I remember your struggle to find the light in the midst of stagnancy and the preseason of autumn in Iowa. Growing up scares you, it scares me too, but I reassure you that today is the beginning of one of the most transformational years of your life.

As someone who is afraid of swimming in the ocean, it baffles me how often you ride the waves of highs and lows. As one who was never taught to swim, you will overcome each wave. You are going to experience a handful of firsts and the emotions that come with — grief from the loss of a friend, traveling around the United States with dad, cliff jumping in San Diego, holding Wesley Schultz’s hand and looking him in the eye during Ophelia and you’ll think back to January of 2019 when his voice saved your life.

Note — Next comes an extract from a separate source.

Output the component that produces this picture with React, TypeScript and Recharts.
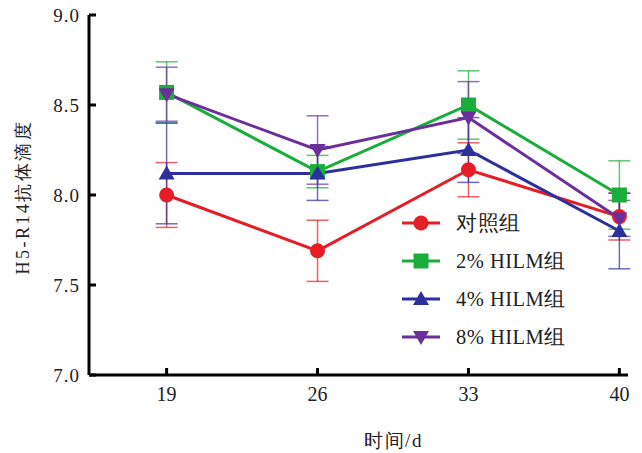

The only constant is change. Given your current circumstances, this may be hard to believe, but you’ll once again crave this slowness and stability.

September will bring you to Hazel, but Hazel will bring to you to California in January. I do not want to spoil the ending, but the life you two experience together is magic. Hazel is your wish upon a shooting star that summer night in July; I know you remember that meteor shower. Isn’t it beautiful how you planted the seeds by dreaming to the sky and trusting the stars?

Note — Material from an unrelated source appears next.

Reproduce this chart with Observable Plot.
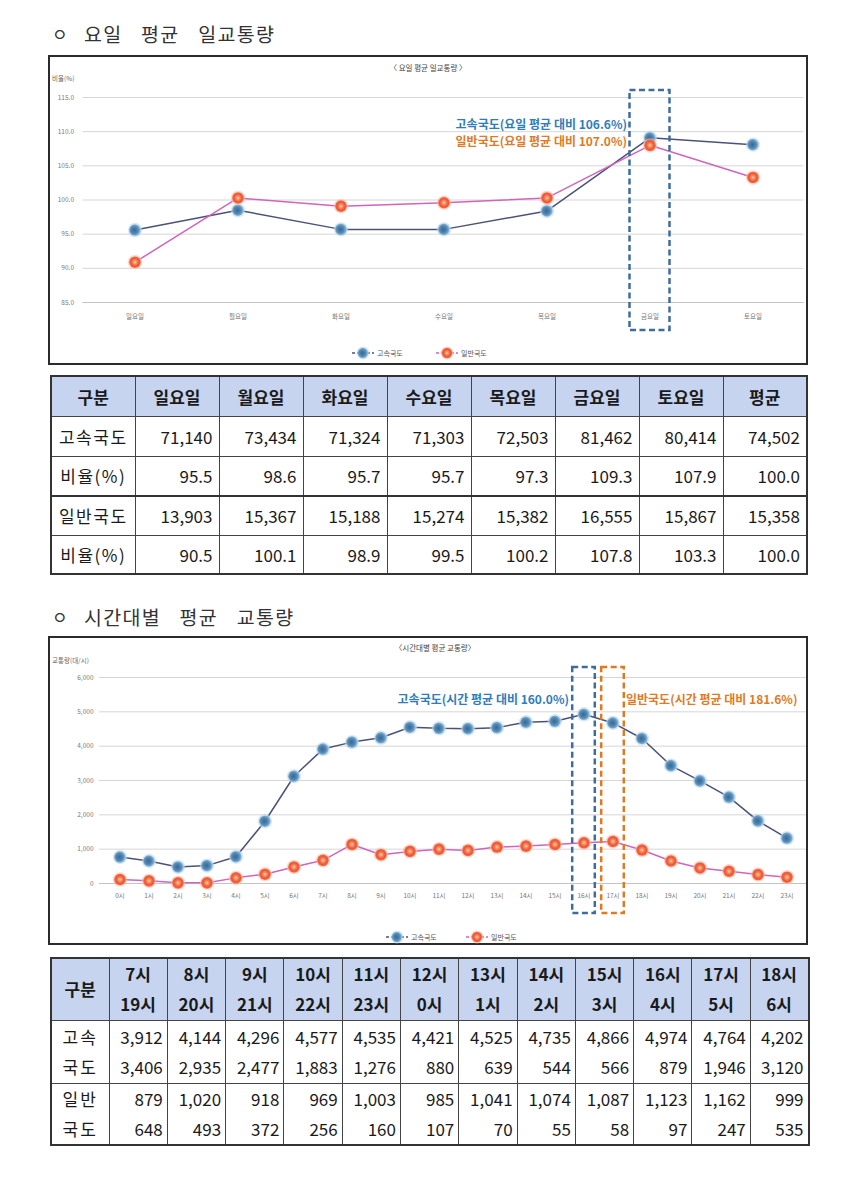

I promise you, when you are ready, you will be seen. And when that moment arrives, the first words that he will say are, “I am sorry.” The stars, ocean, and the moon were listening to you those late, sleepless nights. I promise you, he will apologize; not once, but three times. And that, that will change everything.

You are going to fail. I hope you do not let this discourage you, because you’ll learn to perceive failure as redirection.

As the twenty-two year old version of you, my advice is to trust your gut feeling about San Diego. You are going to soon write San Diego in your journal under places you aspire to travel to in Hazel. Before you know it, it’ll become the place all of your love songs are about.

No you are not non-symptomatic and covid is going to affect you for three weeks. And I know you'll miss Abby but walk to her; don't run, because you do not win against the crack in the cement and you’ll roll your ankle for the first time. Leave Ventura immediately and say no to men who offer you food. And be prepared to live out of your suitcase for eight months, because you will leave home, but I promise that you will miss it.

The light will come back into your eyes and leave an everlasting glow. From ear to ear, I smile as I write these words to you, because I wonder what our twenty-three year old self would say to me, today. I hope it begins the way this letter did.